Alerts
The Controller continuously monitors both clusters and workloads deployed on the managed clusters. When a critical issue with the cluster or the workload is detected, the Controller generates an "Alert".
Alerts are generated when observed events "persist" and are unable to resolve automatically after a number of retries. The entire history of "Alerts" is persisted on the Controller and a reverse chronological history is available to Org Admins on the Console.
Alert Lifecycle¶
All Alerts start life as "Open Alerts". When the underlying issue is resolved (automatically or manually) and the issue does not manifest anymore, the alert is automatically "Closed".
Filters are provided to help sort and manage the alerts appropriately:
- Project
- Alerts Status (Open/Closed)
- Type
- Cluster
- Severity
- Time Range
For every alert, the following data is presented to the user:
- Date: When the issue was first observed and therefore the alert was generated automatically
- Duration: How long the issue has persisted
- Type: See details below
- Cluster: The cluster in which the issue was observed
- Severity: How severe is this alert (Critical/Warning/Info)
- Summary: Brief description of the issue
- Description: Detailed description of the issue behind the alert
Alert Severity¶
All alerts have an associated Severity. A CRITICAL alert means the administrator needs to pay attention immediately to help address the underlying issue. A WARNING severity means there is an underlying issue that is trending poorly and will need attention quickly. An Info severity is mostly for Informational purposes only.
SLA¶
For application and ops teams, SLA can be a critical measure of their effectiveness. The "duration" of the alert provides an excellent indication of SLA. Issues should ideally be triaged and resolved ASAP in minutes.
Manage Notifications¶
You can configure which system alerts you want to receive and specify the email recipients for notifications.
Notifications¶
Under Notifications, you can enable or disable alerts for specific monitored objects. When enabled, notifications are triggered whenever relevant events occur in the environment.
Notification Type | Description | Default State |
---|---|---|
Cluster | Receive notifications related to overall cluster health and connectivity. | Enabled |
Pod | Alerts for pod-related events such as failures, restarts, or unhealthy status. | Enabled |
Node | Monitors node availability and performance metrics like CPU, memory, and status. | Enabled |
PVC | Tracks Persistent Volume Claims for binding or capacity issues. | Enabled |
Agent Health | Alerts when an agent loses connectivity or becomes unhealthy. | Enabled |
Users can toggle the switch next to each notification type to enable or disable alerts as needed.
Recipient Emails¶
Under Recipient Emails, you can manage who receives these notifications.

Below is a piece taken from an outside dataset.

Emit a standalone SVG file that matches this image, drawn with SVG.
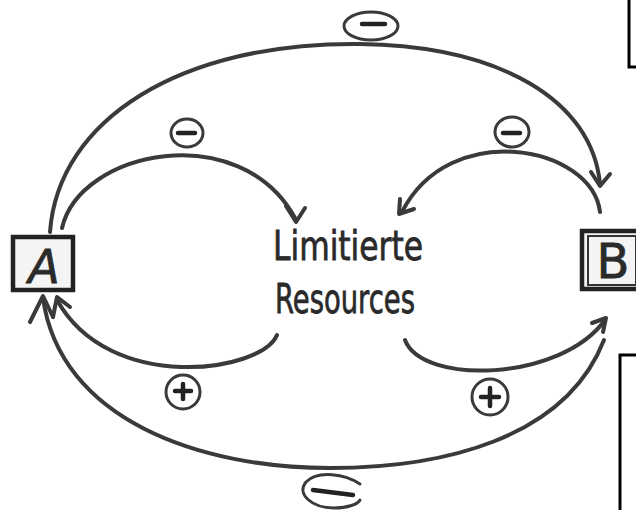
<svg xmlns="http://www.w3.org/2000/svg" width="636" height="510" viewBox="0 0 636 510">
<defs>
<style>
.ln{fill:none;stroke:#3a3a3a;stroke-width:4;stroke-linecap:round;stroke-linejoin:round}
.lbl{fill:none;stroke:#3a3a3a;stroke-width:3;stroke-linecap:round}
.sign{fill:none;stroke:#222;stroke-width:4.5;stroke-linecap:round}
.edge{fill:none;stroke:#000;stroke-width:3}
.box{fill:#f4f4f4;stroke:#222;stroke-width:4.5}
.hand{font-family:"DejaVu Sans","Liberation Sans",sans-serif;fill:#2a2a2a;stroke:#2a2a2a;stroke-width:0.8}
</style>
</defs>
<rect width="636" height="510" fill="#ffffff"/>
<path class="edge" d="M629 0 V67 H636"/>
<path class="edge" d="M636 355 H620 V510"/>
<g id="connectors">
<path class="ln" d="M50 232 C58 120 180 42 360 44 C500 46 592 100 600 184"/>
<path class="ln" d="M591 172 L600 186 L610 174"/>
<path class="ln" d="M62 228 C80 150 240 118 295 218"/>
<path class="ln" d="M286 206 L296 222 L305 208"/>
<path class="ln" d="M600 212 C592 146 450 118 402 212"/>
<path class="ln" d="M400 199 L399 214 L414 209"/>
<path class="ln" d="M277 335 C262 372 110 395 57 300"/>
<path class="ln" d="M53 317 L57 297 L70 307"/>
<path class="ln" d="M405 340 C422 385 560 382 605 320"/>
<path class="ln" d="M592 323 L606 318 L603 332"/>
<path class="ln" d="M604 340 C565 440 440 468 330 468 C200 468 60 420 43 298"/>
<path class="ln" d="M30 322 L43 296 L53 317"/>
</g>
<g id="label-top"><ellipse class="lbl" cx="371" cy="26" rx="27" ry="14"/><path class="sign" d="M362 24 H385"/></g>
<g id="label-tl"><ellipse class="lbl" cx="187" cy="133" rx="16" ry="14"/><path class="sign" d="M178 133 H195"/></g>
<g id="label-tr"><ellipse class="lbl" cx="512" cy="132" rx="17" ry="15"/><path class="sign" d="M503 133 H520"/></g>
<g id="label-bl"><circle class="lbl" cx="183" cy="392" r="17"/><path class="sign" d="M175 391 H191 M183 384 V399"/></g>
<g id="label-br"><circle class="lbl" cx="490" cy="397" r="18"/><path class="sign" d="M481 397 H499 M490 388 V406"/></g>
<g id="label-bottom"><path class="lbl" d="M360 484 C345 474 318 470 306 482 C296 494 312 508 334 508 C348 508 358 504 360 500"/><path class="sign" d="M313 490 L353 495"/></g>
<g id="node-A"><rect class="box" x="13" y="237" width="60" height="53"/><text class="hand" x="44" y="283" font-size="46" font-style="italic" text-anchor="middle">A</text></g>
<g id="node-B"><rect class="box" x="582" y="231" width="58" height="58"/><rect x="588" y="236" width="48" height="49" fill="none" stroke="#333" stroke-width="2"/><text class="hand" x="613" y="278" font-size="48" text-anchor="middle">B</text></g>
<g id="node-R"><text class="hand" x="273" y="260" font-size="40" textLength="150" lengthAdjust="spacingAndGlyphs">Limitierte</text><text class="hand" x="275" y="313" font-size="40" textLength="140" lengthAdjust="spacingAndGlyphs">Resources</text></g>
</svg>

- Add or delete recipient email addresses using the Add and Delete (🗑️) icons.
- Only valid email formats are accepted.
- All listed recipients will receive email notifications for the enabled categories.
Actions:
- Click Add to include a new email address.
- Click the trash icon to remove an existing email.
- Select Save to confirm your configuration.
- Choose Cancel to discard changes.
Alerts Quick View¶
Cluster administrators are provided with a quick view of all open alerts associated with a cluster. In the Console, navigate to the cluster card to get a bird's eye view of open alerts.